99. White Material (Claire Denis)
Isabelle Huppert continues her long streak as France’s toughest and greatest actress in a seemingly effortless and unsettling portrayal of a coffee plantation owner in an unnamed colonized African country who is obsessed with finishing her harvest despite the unraveling and chaos of the social structure. This is the masterpiece of the French Festival. It’s a film rich with ambiguities and points of view, and vivid in the smallest details and in the landscapes of this soon to be forsaken land. This is the most frightening and insightful film I’ve seen of all the movies trying to come to grips with the chaos of post-colonial Africa.

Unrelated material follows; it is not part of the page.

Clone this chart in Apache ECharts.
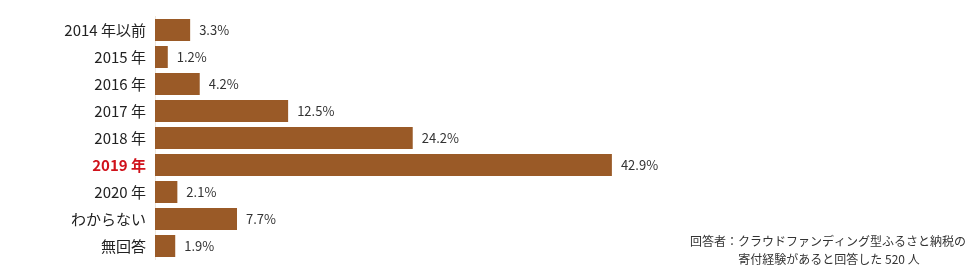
<!DOCTYPE html>
<html><head><meta charset="utf-8">
<script src="https://cdn.jsdelivr.net/npm/echarts@6/dist/echarts.min.js"></script>
<style>html,body{margin:0;padding:0;background:#fff}#c{width:980px;height:280px}</style>
</head><body><div id="c"></div>
<script>
const categories = ["2014 年以前","2015 年","2016 年","2017 年","2018 年","2019 年","2020 年","わからない","無回答"];
const values = [3.3,1.2,4.2,12.5,24.2,42.9,2.1,7.7,1.9];
const highlight = "2019 年";
const noteLines = ["回答者：クラウドファンディング型ふるさと納税の","寄付経験があると回答した 520 人"];

const chart = echarts.init(document.getElementById('c'));
chart.setOption({
  animation:false,
  textStyle:{fontFamily:'"Noto Sans CJK JP","Noto Sans",sans-serif'},
  grid:{left:155,right:79.5,top:16.5,bottom:20.5},
  xAxis:{type:'value',min:0,max:70,show:false},
  yAxis:{type:'category',data:categories,inverse:true,
    axisLine:{show:true,lineStyle:{color:'#eee6dc',width:1}},
    axisTick:{show:false},
    axisLabel:{margin:9,fontSize:15,color:'#222',
      formatter:v=> v===highlight ? '{h|'+v+'}' : v,
      rich:{h:{color:'#d0121b',fontWeight:'bold',fontSize:15}}}
  },
  series:[{type:'bar',data:values,barWidth:22,
    itemStyle:{color:'#9a5a27'},
    label:{show:true,position:'right',distance:9,fontSize:13,color:'#333',formatter:p=>p.value.toFixed(1)+'%'}
  }],
  graphic:[
    {type:'text',x:828,y:235,style:{text:noteLines[0],align:'center',fontSize:12,fill:'#333',fontFamily:'"Noto Sans CJK JP",sans-serif'}},
    {type:'text',x:829,y:253,style:{text:noteLines[1],align:'center',fontSize:12,fill:'#333',fontFamily:'"Noto Sans CJK JP",sans-serif'}}
  ]
});
</script></body></html>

98. Leaving (French – Catherine Corsini)
Explores in short, and often blackout scenes, moments of a wealthy wife and mother falling headlong into a passionately sexual love affair with a working class builder. It also explores the fine line between clever and stupid. Kristin Scott Thomas is as good as she can be in this melodrama – and we’re collectively proud of actresses willing to get naked at 50. Sergi Lopez, who usually plays villains, nicely underplays the lover, but is he really worth all this? Her final dissolution is preordained by a gunshot we hear at the start of the film. This precedes the story, which is then revealed in flashback. It’s a nice touch. But it really is just becomes a tale of a mentally ill women. There’s no real reason for the affair (unless she really likes a good hairy butt). What about her kids, her practice, her background, her relationship – anything? We see it all, and there are some fun and squirmy moments. But in the end it just doesn’t add up, and it’s strains credibility in a big way.
97. Two for the Wave
96. Hadewijch (Bruno Dumont)
Dumont explores the fine line between martyrdom, fanaticism, faith, and delusion in this meditative (some will call slow paced) look at a young Christian fanatic who befriends a group of ‘terrorist’ Muslims. Throughout there’s a degree of sexual threat and violence so present in his films, as well as the very physical presence of nature, of weather, of the elements. It’s an edgy mix, yet most of the time we’re looking at the world through the vulnerable searching eyes and face of Julie Sokolowski as Céline/Hadewijch, the latter being a 13th century mystic who also sublimated courtship for a love to God, and who also took no vows as a nun. As Celine, the girl is sent from the convent for being too extreme in her devotion. She begins to naively explore the real world. Like the earlier poet and mystic Hadewijch – into whom she slowly seems to be transforming – Celine is also from a very wealthy family, a fact that sets up another set of questions and contrasts in this contemporary context. I love looking at the faces director Dumont offers up, and as always he sets up situations that call out for argument and conversation. The ending is sudden and unexpected, and you are left to question not only what might happen next, but to where exactly has the director led us.
95. Making Plans for Lena (French – Christophe Honoré)
Airless, complex, chattering, dysfunctional, and destructive – and I mean that in a good way. That is to say it’s what the director intends. The audience will measure its own family delusions, illusions, ideas of love, and ability to survive against these mostly unsympathetic characters. I liked it, but didn’t enjoy it. This is something the French do well. Featuring the Chiara Mastroianni, daughter of Marcello Mastroianni and Catherine Deneuve, who mostly got her father’s looks, which she uses bravely and unglamorously in this film written for her.